#### Given instruction
What is the count of lines that hold the word "chart"? Give only the number.

#### Records with drawing code
::::::

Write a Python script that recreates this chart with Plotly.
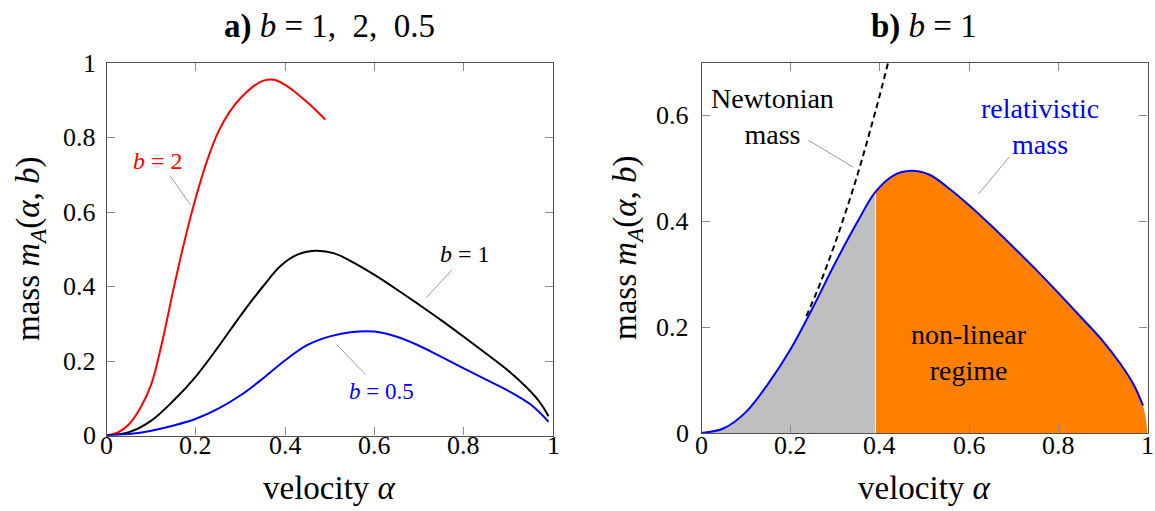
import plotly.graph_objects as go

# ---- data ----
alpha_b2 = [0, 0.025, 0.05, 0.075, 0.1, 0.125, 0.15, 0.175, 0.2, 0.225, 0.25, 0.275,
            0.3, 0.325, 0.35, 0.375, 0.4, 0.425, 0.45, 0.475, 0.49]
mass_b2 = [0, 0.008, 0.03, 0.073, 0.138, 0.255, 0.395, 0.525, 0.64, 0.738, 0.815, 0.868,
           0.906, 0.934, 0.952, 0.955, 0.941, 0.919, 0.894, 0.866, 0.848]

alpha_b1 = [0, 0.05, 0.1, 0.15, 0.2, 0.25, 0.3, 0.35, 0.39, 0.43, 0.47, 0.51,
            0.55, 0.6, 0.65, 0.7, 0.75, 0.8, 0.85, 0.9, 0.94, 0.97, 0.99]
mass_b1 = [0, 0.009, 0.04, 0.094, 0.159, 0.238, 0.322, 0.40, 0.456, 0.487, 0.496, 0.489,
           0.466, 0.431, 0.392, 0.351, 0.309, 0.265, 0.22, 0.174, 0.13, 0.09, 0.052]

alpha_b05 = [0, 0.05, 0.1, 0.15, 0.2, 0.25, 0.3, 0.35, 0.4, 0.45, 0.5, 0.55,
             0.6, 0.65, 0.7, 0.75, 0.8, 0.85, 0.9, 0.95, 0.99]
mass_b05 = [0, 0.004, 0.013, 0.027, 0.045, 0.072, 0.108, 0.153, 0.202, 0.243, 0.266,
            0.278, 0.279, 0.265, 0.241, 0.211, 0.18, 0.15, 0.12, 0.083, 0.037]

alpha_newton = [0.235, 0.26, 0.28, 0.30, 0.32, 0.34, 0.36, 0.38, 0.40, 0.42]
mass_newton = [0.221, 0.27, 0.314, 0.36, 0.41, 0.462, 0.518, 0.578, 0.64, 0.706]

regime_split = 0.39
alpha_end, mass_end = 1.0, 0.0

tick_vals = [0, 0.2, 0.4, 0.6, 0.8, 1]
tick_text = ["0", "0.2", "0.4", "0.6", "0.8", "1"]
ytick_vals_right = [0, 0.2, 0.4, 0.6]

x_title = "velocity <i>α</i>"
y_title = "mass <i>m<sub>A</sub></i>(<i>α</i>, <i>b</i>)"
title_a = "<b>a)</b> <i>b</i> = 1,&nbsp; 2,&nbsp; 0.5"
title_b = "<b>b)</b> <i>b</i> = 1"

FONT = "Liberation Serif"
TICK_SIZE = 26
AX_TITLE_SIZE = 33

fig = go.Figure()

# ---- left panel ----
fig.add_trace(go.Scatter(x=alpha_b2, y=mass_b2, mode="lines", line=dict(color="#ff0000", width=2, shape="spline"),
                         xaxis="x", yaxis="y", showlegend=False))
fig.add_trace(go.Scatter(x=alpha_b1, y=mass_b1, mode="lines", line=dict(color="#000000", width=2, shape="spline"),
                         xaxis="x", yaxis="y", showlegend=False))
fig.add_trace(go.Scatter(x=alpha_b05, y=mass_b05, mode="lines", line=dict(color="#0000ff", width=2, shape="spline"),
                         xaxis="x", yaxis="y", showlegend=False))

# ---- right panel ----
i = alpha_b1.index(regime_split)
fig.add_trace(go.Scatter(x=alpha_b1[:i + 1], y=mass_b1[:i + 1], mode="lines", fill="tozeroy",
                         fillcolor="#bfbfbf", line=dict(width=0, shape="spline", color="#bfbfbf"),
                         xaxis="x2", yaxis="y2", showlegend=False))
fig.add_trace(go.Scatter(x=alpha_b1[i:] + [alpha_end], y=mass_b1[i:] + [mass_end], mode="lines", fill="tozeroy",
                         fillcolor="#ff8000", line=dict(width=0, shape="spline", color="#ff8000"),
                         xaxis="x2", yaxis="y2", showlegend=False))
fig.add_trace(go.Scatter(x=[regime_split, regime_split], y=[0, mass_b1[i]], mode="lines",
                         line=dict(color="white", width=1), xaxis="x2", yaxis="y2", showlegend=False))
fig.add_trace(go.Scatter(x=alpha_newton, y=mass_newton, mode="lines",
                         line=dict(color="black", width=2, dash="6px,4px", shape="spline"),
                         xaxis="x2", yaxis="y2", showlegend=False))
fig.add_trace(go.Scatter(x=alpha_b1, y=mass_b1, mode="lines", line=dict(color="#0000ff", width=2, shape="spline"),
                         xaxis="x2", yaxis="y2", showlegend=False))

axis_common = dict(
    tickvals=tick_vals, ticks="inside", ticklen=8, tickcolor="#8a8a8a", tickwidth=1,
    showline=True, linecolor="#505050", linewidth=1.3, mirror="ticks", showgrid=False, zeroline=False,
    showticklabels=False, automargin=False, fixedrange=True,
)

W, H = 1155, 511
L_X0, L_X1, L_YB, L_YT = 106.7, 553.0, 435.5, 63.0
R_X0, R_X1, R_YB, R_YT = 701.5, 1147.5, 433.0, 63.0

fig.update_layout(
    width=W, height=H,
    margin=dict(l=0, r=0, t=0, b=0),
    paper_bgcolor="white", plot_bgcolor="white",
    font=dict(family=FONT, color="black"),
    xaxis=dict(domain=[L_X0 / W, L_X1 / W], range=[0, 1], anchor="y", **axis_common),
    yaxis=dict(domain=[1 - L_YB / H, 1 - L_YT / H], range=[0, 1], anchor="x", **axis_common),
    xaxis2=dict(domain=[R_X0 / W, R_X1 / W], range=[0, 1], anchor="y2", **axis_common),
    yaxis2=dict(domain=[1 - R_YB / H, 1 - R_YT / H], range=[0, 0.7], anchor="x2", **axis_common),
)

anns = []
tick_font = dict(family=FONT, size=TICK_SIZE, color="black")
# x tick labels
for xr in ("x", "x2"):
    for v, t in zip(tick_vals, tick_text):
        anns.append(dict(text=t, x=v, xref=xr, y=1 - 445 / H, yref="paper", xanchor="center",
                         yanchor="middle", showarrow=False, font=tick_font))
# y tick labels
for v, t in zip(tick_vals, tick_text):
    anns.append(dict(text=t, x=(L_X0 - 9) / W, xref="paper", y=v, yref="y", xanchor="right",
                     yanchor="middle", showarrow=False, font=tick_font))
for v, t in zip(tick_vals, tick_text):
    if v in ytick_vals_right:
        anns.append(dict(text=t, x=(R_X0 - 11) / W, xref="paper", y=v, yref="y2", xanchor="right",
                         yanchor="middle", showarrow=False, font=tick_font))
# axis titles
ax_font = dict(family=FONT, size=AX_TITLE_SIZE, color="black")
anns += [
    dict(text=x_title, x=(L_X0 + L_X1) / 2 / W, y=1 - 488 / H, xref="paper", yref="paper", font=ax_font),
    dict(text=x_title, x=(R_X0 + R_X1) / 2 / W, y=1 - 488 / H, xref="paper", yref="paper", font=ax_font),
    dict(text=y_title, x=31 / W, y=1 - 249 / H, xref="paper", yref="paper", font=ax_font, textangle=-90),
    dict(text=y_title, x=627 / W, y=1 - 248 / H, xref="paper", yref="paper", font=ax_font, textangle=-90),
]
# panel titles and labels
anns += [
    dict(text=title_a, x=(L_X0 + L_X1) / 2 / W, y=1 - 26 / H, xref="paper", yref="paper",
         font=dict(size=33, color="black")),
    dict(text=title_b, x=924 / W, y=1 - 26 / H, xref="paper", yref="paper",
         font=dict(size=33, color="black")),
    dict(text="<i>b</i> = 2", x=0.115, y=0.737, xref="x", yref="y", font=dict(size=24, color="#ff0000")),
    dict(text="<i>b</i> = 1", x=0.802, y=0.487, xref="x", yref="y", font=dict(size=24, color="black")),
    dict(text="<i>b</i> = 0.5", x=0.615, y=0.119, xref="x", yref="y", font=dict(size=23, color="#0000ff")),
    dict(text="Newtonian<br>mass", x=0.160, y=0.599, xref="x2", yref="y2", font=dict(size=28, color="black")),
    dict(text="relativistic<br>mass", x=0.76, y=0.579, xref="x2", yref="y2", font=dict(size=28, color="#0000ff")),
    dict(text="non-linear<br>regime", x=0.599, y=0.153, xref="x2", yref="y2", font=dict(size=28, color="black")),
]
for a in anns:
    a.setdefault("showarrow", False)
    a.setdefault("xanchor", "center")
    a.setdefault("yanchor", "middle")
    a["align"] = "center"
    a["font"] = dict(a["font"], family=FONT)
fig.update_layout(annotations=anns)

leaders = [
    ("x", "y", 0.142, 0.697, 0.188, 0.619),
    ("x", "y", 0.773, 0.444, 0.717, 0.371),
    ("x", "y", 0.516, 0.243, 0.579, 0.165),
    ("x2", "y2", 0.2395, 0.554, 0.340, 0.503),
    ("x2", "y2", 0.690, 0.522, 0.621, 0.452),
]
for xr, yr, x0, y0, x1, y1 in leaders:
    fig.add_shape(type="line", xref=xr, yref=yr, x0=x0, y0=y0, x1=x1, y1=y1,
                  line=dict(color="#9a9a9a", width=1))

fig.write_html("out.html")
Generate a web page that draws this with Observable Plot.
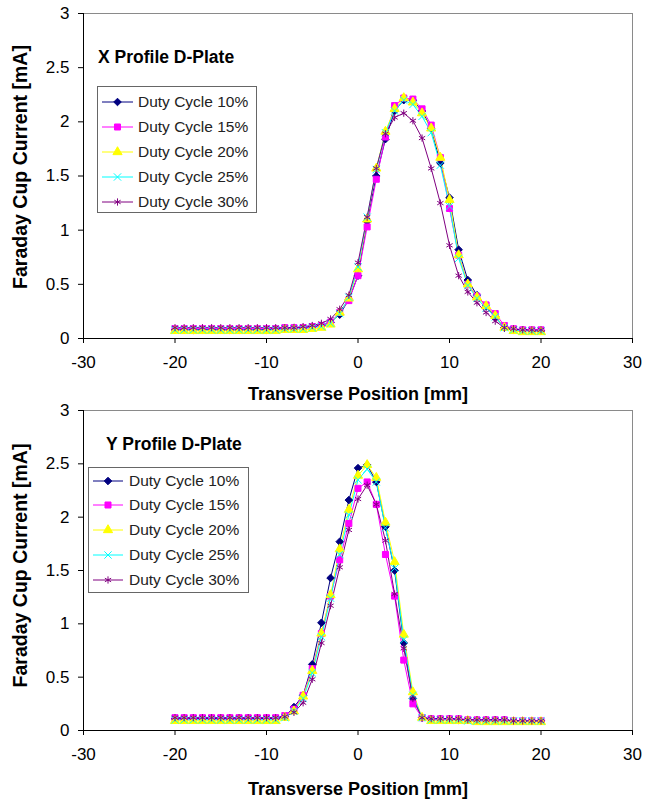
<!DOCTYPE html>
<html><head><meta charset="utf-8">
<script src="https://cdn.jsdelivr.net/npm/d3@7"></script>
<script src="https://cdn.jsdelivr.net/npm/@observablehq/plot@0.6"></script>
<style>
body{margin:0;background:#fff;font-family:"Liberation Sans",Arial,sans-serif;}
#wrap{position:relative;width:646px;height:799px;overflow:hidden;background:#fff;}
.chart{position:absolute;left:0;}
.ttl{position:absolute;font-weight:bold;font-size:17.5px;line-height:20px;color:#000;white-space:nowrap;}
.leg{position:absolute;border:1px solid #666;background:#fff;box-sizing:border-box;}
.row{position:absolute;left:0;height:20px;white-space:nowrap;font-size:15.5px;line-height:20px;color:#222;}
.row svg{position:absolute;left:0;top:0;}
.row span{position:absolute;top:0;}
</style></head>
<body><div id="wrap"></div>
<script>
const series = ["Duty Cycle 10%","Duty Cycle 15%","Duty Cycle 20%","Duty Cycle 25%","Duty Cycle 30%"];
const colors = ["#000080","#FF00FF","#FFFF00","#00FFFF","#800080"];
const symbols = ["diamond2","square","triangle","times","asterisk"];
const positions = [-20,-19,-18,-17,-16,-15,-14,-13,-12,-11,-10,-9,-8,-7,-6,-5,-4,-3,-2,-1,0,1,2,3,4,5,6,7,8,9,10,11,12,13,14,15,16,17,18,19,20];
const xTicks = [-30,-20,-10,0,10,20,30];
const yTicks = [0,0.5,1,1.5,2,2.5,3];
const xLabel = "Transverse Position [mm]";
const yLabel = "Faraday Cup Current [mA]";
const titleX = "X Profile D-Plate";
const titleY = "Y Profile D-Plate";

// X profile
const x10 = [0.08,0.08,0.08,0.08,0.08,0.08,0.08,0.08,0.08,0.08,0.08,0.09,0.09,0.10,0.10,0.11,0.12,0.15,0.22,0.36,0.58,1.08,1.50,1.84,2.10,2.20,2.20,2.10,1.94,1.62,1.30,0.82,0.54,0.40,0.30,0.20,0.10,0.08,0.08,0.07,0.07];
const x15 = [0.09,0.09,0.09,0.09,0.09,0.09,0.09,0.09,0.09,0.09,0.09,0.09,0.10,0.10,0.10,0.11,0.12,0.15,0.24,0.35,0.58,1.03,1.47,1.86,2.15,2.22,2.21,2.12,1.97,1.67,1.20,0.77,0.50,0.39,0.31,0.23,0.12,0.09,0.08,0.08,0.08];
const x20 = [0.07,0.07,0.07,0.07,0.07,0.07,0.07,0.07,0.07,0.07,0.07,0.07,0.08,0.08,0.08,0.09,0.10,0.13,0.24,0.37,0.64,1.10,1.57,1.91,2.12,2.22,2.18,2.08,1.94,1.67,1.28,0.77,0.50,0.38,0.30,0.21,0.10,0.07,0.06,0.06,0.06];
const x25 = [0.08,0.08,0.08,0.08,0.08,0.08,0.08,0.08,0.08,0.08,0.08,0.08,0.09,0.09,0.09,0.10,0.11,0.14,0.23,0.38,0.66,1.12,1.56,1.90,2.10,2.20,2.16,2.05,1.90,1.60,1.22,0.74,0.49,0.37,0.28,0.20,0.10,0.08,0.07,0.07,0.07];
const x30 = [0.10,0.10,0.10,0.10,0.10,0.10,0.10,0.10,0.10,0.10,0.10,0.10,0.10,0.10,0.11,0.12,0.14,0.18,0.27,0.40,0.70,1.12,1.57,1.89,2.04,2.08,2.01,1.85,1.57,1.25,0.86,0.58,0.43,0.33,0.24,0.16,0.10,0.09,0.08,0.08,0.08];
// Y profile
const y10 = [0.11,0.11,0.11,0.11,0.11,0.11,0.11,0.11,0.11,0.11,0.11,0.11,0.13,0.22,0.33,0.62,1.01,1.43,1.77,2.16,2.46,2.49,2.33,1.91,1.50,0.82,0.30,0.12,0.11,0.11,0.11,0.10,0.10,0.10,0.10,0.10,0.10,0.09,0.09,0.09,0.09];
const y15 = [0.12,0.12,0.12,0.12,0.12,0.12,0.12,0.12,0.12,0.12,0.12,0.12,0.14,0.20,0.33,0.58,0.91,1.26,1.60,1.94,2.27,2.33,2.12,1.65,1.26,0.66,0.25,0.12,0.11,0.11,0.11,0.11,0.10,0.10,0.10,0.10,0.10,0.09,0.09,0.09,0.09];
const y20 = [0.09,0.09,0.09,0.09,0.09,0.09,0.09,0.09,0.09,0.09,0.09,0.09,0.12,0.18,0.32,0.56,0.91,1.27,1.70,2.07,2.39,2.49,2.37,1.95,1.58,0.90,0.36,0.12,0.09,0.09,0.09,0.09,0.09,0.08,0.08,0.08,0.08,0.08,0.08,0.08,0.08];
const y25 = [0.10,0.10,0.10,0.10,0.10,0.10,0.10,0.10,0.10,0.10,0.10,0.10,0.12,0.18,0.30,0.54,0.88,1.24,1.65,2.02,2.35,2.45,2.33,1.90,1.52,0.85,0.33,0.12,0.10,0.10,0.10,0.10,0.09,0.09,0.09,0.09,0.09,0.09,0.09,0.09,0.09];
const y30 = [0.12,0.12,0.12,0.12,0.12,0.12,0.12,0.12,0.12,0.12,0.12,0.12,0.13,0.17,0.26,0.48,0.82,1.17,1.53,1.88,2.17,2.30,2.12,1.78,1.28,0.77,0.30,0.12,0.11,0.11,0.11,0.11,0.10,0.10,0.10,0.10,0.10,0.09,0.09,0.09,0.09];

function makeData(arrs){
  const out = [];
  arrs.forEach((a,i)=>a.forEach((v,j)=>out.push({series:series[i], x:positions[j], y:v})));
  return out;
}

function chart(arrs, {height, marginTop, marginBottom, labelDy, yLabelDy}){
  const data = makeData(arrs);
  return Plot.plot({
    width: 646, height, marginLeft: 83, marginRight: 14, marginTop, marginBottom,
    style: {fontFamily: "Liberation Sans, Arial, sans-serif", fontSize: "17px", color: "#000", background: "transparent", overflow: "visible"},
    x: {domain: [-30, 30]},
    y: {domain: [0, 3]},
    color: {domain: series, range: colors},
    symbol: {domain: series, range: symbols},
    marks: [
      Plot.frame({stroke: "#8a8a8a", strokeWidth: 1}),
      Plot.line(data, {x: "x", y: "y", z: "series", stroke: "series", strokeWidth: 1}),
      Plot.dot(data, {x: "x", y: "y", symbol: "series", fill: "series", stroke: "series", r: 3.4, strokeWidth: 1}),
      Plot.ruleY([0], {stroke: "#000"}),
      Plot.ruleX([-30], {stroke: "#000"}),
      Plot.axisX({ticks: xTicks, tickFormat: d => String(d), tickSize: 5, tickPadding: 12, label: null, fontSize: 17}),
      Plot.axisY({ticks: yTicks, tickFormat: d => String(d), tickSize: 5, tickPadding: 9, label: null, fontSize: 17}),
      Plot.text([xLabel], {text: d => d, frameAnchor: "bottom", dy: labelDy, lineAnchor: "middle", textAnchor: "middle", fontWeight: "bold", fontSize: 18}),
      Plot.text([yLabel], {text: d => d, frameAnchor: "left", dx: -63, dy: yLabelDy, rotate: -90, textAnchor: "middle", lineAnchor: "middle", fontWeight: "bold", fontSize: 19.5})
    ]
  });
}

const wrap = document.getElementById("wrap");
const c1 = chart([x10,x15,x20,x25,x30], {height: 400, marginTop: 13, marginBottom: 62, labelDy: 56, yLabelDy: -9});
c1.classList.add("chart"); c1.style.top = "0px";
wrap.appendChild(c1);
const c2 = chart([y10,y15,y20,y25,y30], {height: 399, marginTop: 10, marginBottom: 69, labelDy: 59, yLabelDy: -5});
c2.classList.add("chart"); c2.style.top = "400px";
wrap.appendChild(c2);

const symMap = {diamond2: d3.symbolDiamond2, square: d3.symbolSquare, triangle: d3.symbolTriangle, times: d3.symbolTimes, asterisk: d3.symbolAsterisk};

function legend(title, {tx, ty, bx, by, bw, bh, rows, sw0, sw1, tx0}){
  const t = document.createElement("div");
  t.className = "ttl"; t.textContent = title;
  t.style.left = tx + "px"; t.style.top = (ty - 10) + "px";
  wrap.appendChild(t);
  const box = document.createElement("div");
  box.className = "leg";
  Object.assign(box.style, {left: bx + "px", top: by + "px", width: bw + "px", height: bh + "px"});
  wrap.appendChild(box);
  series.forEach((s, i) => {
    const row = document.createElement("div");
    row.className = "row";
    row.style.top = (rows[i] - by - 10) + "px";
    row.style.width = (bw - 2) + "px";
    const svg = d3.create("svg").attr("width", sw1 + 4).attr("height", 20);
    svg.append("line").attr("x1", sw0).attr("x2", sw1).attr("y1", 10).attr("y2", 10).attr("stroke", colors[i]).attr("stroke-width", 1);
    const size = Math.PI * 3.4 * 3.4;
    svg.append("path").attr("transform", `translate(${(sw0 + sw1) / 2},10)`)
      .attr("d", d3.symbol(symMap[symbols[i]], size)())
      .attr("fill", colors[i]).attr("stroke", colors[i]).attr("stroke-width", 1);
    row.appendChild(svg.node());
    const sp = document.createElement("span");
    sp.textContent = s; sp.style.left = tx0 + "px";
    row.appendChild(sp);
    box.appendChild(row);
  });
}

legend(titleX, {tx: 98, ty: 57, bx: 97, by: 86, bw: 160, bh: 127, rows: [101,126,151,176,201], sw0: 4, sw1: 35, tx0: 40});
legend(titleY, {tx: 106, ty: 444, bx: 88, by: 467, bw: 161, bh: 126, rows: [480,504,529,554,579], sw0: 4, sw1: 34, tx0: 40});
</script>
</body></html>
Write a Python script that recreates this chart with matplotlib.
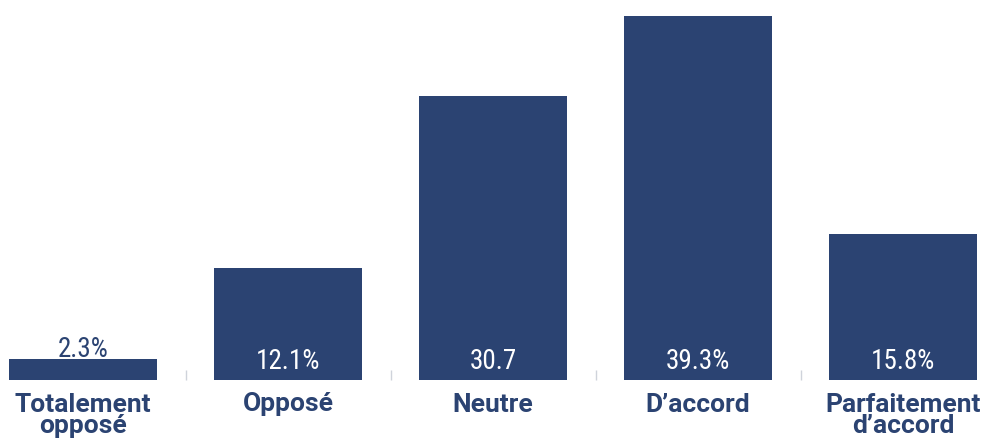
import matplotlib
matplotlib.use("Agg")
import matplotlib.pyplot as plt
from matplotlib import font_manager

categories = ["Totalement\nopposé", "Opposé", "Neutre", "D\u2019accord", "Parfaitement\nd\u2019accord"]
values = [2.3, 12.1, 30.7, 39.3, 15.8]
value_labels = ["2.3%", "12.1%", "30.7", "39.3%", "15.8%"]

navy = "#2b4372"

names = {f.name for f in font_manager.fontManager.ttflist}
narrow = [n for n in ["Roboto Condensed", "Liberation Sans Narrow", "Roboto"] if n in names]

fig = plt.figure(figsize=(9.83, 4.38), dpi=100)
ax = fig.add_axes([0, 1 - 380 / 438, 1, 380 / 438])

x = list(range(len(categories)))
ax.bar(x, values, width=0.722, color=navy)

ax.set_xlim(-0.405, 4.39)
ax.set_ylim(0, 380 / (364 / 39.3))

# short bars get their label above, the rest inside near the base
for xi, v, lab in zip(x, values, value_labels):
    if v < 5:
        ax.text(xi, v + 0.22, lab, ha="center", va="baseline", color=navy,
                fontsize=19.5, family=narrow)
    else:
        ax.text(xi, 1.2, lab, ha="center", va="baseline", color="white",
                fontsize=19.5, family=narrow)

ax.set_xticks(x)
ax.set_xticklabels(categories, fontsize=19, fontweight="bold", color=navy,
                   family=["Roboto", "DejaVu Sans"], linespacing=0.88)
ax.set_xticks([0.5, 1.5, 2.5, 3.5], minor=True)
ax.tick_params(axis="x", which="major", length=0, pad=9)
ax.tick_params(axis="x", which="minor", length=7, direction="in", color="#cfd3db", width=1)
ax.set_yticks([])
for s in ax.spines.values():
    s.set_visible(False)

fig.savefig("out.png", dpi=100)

::::::

#### Solved exercise
8